Posted: August 1, 2014

TORONTO — Luke Langlois of Brockville, Ont. has covered a lot of miles as a trucker and collision free at that, so the driver was a good choice for Ontario’s top driver.

The driver with Kriska Transportation was named the 2008 OTA/Volvo Trucks Canada Driver of The Year and in a career spanning 20 years, he’s logged two million collision free miles.

"Truck driving is not a job; it’s a lifestyle,” says Ontario’s newly minted truck driver of the year. "Truck driving has provided me with a great life. It is an honor to encourage highway safety and treat people the way I would like to be treated. For me it’s about being happy, enjoying the journey and being the best you can be."

Each year the award goes to a professional transport driver who has a collision free driving record and is an exemplary driver both on and off the road. Langlois was presented with his award during a luncheon at the Ontario Trucking Association’s 82nd annual convention.

"Luke Langlois exemplifies qualities of a professional truck driver both on and off the road," says OTA president David Bradley. "It is a great honor to present him with this prestigious award in recognition of his achievement."

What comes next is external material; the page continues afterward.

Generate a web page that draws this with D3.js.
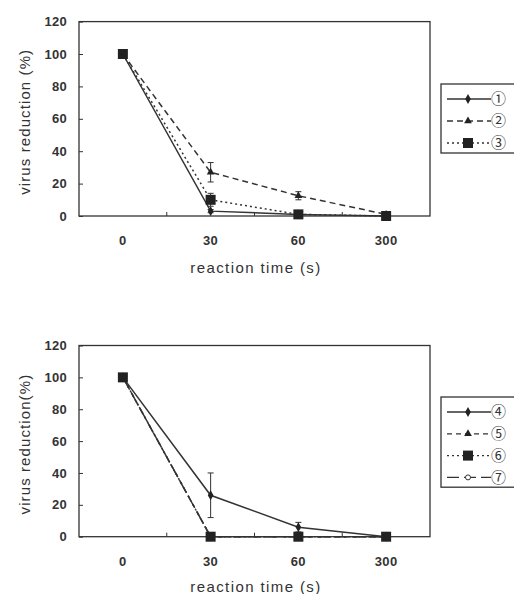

He has been recognized for his collision free driving record many times and has repeatedly been the first to lend assistance and comfort at an accident scene.

While Langlois is too modest to willingly admit it, his road stories include an act of heroism in January of 2008.

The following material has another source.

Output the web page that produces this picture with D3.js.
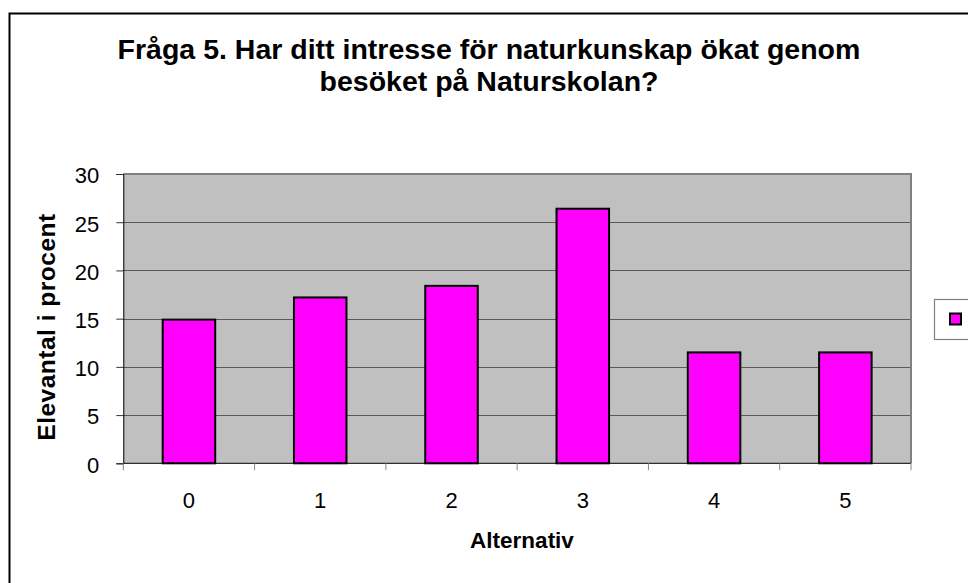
<!DOCTYPE html>
<html lang="sv">
<head>
<meta charset="UTF-8">
<title>Fråga 5</title>
<script src="https://d3js.org/d3.v7.min.js"></script>
<style>
  body { margin: 0; background: #fff; }
  text { font-family: "Liberation Sans", Arial, sans-serif; fill: #000; }
</style>
</head>
<body>
<script>
  // data
  const categories = ["0", "1", "2", "3", "4", "5"]
  const values = [14.9, 17.2, 18.4, 26.4, 11.5, 11.5]
  const yTicks = [0, 5, 10, 15, 20, 25, 30]
  const titleLines = ["Fråga 5. Har ditt intresse för naturkunskap ökat genom", "besöket på Naturskolan?"]

  const W = 968, H = 583
  const plot = {left: 123.3, top: 174, right: 911, bottom: 463.3}

  const svg = d3.select("body").append("svg")
    .attr("width", W).attr("height", H)

  // outer frame, runs off the right and bottom edge
  svg.append("rect")
    .attr("x", 9.5).attr("y", 13.5)
    .attr("width", 980).attr("height", 600)
    .attr("fill", "#fff").attr("stroke", "#000").attr("stroke-width", 2)

  const x = d3.scaleBand()
    .domain(categories)
    .range([plot.left, plot.right])
  const y = d3.scaleLinear()
    .domain([0, 30])
    .range([plot.bottom, plot.top])

  // plot area
  svg.append("rect")
    .attr("x", plot.left).attr("y", plot.top)
    .attr("width", plot.right - plot.left).attr("height", plot.bottom - plot.top)
    .attr("fill", "#c0c0c0")

  // gridlines
  svg.append("g").selectAll("line")
    .data(yTicks.filter(d => d > 0 && d < 30))
    .join("line")
      .attr("x1", plot.left).attr("x2", plot.right)
      .attr("y1", d => Math.round(y(d)) + 0.5).attr("y2", d => Math.round(y(d)) + 0.5)
      .attr("stroke", "#5a5a5a").attr("stroke-width", 1)

  // top and right border of plot area
  svg.append("path")
    .attr("d", `M${plot.left},${plot.top} H${plot.right} V${plot.bottom}`)
    .attr("fill", "none").attr("stroke", "#808080").attr("stroke-width", 2)

  // bars
  const bw = x.bandwidth() * 0.4
  svg.append("g").selectAll("rect")
    .data(values)
    .join("rect")
      .attr("x", (d, i) => x(categories[i]) + (x.bandwidth() - bw) / 2)
      .attr("y", d => y(d))
      .attr("width", bw)
      .attr("height", d => y(0) - y(d))
      .attr("fill", "#ff00ff")
      .attr("stroke", "#000").attr("stroke-width", 2)

  // y axis
  const yAxis = svg.append("g")
    .attr("transform", `translate(${plot.left},0)`)
    .call(d3.axisLeft(y).tickValues(yTicks).tickSize(7).tickPadding(17))
  yAxis.select(".domain").attr("stroke", "#000")
  yAxis.selectAll(".tick line").attr("stroke", "#333")
  yAxis.selectAll(".tick text")
    .attr("font-family", "Liberation Sans, Arial, sans-serif")
    .attr("font-size", 22).attr("fill", "#000").attr("dy", "0.4em")

  // x axis: ticks on category boundaries
  const xAxis = svg.append("g")
    .attr("transform", `translate(0,${plot.bottom})`)
  xAxis.append("line")
    .attr("x1", plot.left).attr("x2", plot.right)
    .attr("stroke", "#000")
  xAxis.selectAll(".bt")
    .data(categories.concat(["end"]))
    .join("line")
      .attr("class", "bt")
      .attr("x1", (d, i) => plot.left + i * x.step()).attr("x2", (d, i) => plot.left + i * x.step())
      .attr("y1", 0).attr("y2", 7)
      .attr("stroke", "#888")
  xAxis.selectAll("text")
    .data(categories)
    .join("text")
      .attr("x", d => x(d) + x.bandwidth() / 2)
      .attr("y", 45)
      .attr("text-anchor", "middle")
      .attr("font-size", 22)
      .text(d => d)

  // titles
  svg.append("g").selectAll("text")
    .data(titleLines)
    .join("text")
      .attr("x", 489).attr("y", (d, i) => 59 + i * 32)
      .attr("text-anchor", "middle")
      .attr("font-size", 28.5).attr("font-weight", "bold")
      .text(d => d)

  svg.append("text")
    .attr("x", 522).attr("y", 548)
    .attr("text-anchor", "middle")
    .attr("font-size", 22.5).attr("font-weight", "bold")
    .text("Alternativ")

  svg.append("text")
    .attr("transform", "translate(54.5,327) rotate(-90)")
    .attr("text-anchor", "middle")
    .attr("font-size", 24.5).attr("font-weight", "bold")
    .attr("letter-spacing", 0.5)
    .text("Elevantal i procent")

  // legend (entry without label)
  const legend = svg.append("g")
  legend.append("rect")
    .attr("x", 934.5).attr("y", 299.5)
    .attr("width", 60).attr("height", 40)
    .attr("fill", "#fff").attr("stroke", "#808080").attr("stroke-width", 1.2)
  legend.append("rect")
    .attr("x", 950).attr("y", 313.5)
    .attr("width", 11).attr("height", 11)
    .attr("fill", "#ff00ff").attr("stroke", "#000").attr("stroke-width", 2)
</script>
</body>
</html>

While traveling north on the Johnstown, Ont./Ogdensburg, N.Y. International Bridge during a wind storm, he witnessed a transport truck flipped on its side causing the guardrail and lamp post to tumble into the St. Lawrence Seaway. Langlois brought his truck to a safe stop and with the help of another driver he secured the scene and removed the trapped driver from the overturned truck.

With the use of a steel bar Langlois was able to remove the windshield and evacuate the driver to another truck, which transported him to Canada Customs for medical attention. Langlois remained at the scene to advise emergency personnel of the circumstances.